» **Task description**:
Your task is to quote, unchanged, only the lines from the one with "Write the matplotlib code for this chart." through the one with "plt.rcParams['font.family'] = ['DejaVu Sans']", both ends included.
[The input start]
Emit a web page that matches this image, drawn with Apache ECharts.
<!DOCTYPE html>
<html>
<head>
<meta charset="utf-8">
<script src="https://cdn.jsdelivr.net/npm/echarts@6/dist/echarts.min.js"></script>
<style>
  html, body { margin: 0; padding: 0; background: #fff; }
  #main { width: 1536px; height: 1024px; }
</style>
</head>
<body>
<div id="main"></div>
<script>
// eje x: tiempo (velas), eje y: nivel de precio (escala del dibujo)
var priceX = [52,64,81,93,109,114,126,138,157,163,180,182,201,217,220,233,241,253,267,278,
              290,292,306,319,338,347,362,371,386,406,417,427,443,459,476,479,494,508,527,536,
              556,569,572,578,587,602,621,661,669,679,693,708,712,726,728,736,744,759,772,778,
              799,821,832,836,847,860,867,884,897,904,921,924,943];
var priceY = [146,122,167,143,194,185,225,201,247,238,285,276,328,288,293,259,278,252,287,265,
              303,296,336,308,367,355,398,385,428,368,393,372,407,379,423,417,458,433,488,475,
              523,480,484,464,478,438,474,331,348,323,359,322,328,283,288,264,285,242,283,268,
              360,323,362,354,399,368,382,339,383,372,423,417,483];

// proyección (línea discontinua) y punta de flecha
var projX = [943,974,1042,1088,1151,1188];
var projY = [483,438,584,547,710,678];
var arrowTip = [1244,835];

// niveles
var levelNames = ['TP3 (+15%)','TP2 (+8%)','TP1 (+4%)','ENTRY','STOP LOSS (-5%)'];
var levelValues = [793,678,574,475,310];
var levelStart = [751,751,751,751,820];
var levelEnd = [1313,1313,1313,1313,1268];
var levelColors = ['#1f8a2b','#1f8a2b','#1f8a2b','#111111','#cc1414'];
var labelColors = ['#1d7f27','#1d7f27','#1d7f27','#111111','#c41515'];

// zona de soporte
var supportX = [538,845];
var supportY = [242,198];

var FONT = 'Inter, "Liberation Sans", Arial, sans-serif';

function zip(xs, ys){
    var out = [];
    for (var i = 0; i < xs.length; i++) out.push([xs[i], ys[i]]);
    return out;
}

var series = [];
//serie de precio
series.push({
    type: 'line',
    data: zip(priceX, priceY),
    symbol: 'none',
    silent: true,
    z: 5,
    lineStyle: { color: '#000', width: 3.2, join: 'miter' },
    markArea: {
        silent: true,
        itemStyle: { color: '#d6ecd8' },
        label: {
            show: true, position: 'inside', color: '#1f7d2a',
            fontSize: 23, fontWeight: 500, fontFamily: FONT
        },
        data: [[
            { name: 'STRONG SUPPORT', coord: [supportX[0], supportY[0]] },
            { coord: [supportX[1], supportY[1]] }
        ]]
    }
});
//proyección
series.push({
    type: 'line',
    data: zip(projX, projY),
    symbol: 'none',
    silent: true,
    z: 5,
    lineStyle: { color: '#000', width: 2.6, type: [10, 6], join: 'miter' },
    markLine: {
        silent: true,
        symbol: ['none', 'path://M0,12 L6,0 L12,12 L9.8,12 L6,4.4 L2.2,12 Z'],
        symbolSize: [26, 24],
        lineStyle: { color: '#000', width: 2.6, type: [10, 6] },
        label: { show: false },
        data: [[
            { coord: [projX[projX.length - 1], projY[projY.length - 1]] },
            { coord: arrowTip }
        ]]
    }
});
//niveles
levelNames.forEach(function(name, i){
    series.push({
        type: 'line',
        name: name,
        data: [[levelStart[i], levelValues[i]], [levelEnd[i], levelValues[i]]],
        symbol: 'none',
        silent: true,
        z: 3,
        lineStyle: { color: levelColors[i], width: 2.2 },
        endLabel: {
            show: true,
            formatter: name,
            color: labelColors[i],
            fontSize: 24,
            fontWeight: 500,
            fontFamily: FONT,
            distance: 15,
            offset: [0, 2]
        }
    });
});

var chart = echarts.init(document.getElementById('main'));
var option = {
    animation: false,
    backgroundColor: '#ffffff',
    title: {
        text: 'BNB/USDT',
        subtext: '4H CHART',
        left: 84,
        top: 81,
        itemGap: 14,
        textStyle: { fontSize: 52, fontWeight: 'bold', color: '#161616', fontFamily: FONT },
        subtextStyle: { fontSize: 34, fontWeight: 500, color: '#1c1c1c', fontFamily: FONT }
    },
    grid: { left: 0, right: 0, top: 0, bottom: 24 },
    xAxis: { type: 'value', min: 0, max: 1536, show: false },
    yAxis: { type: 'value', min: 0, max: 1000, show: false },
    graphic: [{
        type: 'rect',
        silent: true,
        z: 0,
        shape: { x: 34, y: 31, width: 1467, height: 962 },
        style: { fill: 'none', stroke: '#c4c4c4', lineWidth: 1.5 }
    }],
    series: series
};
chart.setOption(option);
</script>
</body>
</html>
[The input end]
[The input start]
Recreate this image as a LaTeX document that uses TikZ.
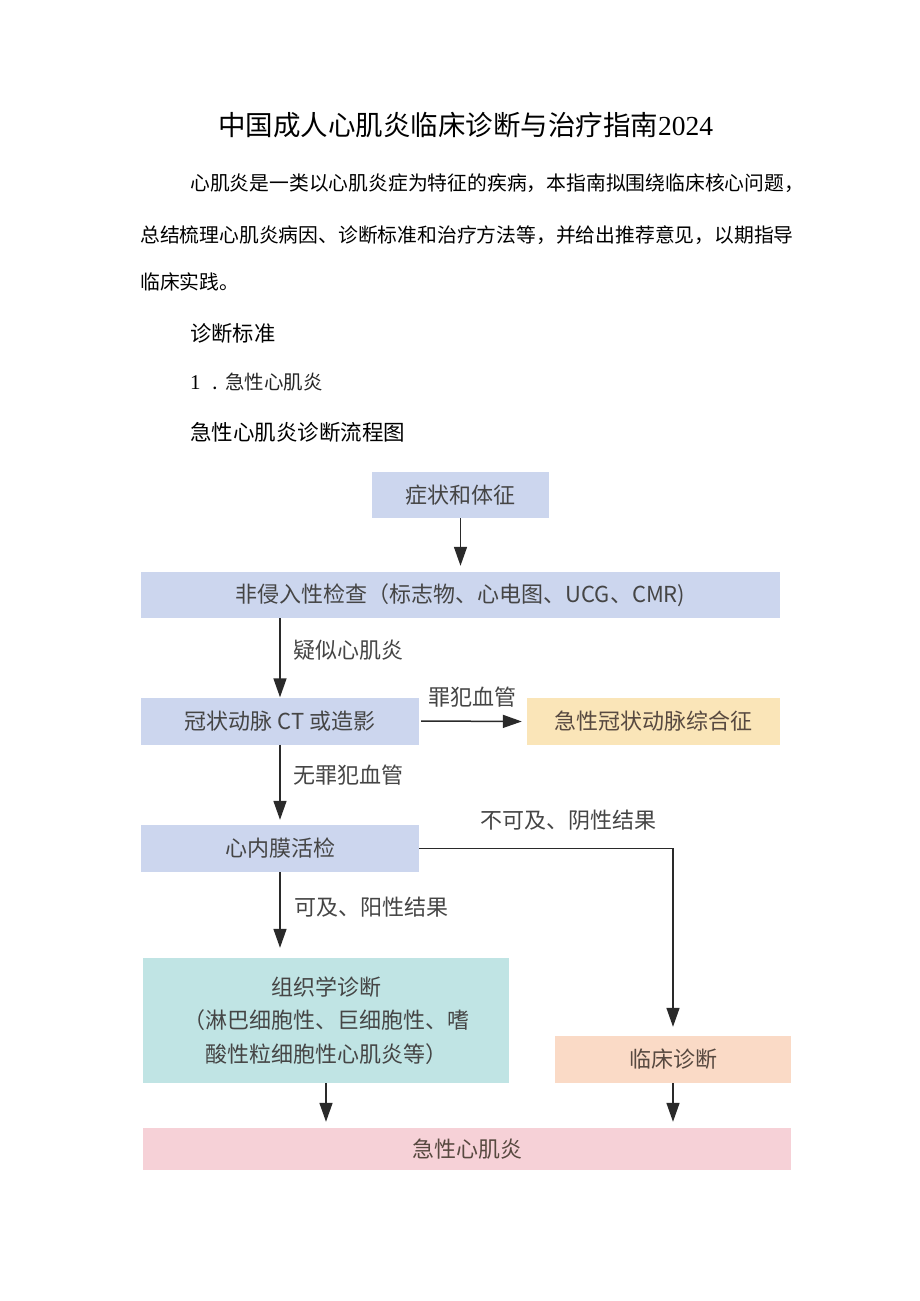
[The input end]
[The input start]
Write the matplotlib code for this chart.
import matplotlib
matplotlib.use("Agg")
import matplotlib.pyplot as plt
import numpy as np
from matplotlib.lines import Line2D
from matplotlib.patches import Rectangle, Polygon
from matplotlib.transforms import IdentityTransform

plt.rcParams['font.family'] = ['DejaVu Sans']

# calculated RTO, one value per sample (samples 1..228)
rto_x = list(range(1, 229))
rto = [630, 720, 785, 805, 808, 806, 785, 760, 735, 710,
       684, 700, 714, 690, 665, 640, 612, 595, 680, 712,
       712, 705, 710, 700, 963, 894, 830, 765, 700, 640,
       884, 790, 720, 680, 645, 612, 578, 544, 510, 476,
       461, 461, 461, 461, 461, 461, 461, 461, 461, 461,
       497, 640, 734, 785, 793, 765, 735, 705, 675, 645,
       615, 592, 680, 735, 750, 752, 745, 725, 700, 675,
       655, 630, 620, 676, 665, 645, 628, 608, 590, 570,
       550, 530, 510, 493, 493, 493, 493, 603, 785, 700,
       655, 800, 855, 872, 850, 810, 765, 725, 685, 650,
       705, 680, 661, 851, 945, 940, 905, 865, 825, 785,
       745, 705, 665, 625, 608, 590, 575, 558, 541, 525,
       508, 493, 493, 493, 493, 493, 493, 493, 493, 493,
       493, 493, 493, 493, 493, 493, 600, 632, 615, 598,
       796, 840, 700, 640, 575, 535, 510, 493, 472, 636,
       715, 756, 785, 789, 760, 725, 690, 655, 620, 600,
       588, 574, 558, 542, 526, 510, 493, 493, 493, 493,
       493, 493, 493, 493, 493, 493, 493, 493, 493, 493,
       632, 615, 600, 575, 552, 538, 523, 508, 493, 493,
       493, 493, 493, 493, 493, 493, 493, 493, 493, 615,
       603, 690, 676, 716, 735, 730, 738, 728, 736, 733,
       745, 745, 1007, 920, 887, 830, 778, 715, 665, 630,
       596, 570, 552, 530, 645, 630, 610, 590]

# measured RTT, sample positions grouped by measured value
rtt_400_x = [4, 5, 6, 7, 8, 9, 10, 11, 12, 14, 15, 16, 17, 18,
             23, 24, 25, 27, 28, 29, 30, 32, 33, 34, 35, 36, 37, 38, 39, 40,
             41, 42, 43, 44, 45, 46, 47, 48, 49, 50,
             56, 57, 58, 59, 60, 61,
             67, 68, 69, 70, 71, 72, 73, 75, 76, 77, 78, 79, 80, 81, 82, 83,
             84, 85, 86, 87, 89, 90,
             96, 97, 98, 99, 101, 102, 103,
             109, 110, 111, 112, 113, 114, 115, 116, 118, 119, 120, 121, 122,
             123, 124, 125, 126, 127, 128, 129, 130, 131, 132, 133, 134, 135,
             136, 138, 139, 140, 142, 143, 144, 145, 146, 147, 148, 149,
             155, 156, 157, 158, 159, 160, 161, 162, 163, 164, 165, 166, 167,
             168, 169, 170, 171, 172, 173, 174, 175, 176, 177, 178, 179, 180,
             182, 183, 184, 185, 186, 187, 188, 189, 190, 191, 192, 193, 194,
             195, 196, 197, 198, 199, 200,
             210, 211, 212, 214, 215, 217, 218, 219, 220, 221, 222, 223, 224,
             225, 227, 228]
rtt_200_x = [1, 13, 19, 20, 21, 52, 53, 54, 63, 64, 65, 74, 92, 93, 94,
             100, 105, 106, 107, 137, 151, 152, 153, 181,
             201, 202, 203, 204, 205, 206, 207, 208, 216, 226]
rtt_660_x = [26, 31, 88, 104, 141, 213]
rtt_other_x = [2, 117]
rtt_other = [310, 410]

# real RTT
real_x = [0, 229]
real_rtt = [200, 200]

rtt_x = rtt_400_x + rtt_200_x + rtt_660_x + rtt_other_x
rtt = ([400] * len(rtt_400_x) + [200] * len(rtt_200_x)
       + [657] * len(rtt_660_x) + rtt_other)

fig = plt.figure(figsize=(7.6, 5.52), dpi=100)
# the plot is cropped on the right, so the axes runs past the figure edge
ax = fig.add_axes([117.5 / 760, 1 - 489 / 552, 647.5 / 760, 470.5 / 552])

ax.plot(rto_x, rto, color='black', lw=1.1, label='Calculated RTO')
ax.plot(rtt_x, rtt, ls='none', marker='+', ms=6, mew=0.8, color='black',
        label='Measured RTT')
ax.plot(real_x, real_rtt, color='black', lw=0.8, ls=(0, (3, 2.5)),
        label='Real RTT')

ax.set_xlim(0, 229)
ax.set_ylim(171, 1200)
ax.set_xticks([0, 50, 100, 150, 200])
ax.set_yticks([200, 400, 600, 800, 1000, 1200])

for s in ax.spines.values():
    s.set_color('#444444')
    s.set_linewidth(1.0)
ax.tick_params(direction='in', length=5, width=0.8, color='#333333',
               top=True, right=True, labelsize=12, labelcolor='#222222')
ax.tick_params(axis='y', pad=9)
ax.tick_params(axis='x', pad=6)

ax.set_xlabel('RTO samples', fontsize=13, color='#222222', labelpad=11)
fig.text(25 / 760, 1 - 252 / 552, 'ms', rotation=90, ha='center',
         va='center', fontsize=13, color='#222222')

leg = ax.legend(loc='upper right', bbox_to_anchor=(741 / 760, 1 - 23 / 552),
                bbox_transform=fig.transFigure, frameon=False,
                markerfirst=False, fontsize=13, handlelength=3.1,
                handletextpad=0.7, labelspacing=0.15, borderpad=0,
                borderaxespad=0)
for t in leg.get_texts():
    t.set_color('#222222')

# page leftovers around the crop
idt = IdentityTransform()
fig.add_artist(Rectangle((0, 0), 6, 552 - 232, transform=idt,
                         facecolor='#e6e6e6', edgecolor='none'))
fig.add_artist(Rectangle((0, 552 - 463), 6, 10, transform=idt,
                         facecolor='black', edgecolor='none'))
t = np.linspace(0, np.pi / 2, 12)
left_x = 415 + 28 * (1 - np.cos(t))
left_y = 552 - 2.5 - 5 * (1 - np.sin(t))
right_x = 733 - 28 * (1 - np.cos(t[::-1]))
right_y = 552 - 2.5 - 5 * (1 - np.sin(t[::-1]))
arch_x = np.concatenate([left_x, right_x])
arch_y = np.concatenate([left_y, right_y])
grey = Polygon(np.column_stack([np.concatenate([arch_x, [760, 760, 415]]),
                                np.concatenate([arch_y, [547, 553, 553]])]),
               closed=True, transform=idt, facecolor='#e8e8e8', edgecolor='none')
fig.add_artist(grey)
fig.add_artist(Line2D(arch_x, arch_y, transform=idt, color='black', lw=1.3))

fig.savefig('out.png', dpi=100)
[The input end]
» **Task answer**:
Write the matplotlib code for this chart.
import matplotlib
matplotlib.use("Agg")
import matplotlib.pyplot as plt
import numpy as np
from matplotlib.lines import Line2D
from matplotlib.patches import Rectangle, Polygon
from matplotlib.transforms import IdentityTransform

plt.rcParams['font.family'] = ['DejaVu Sans']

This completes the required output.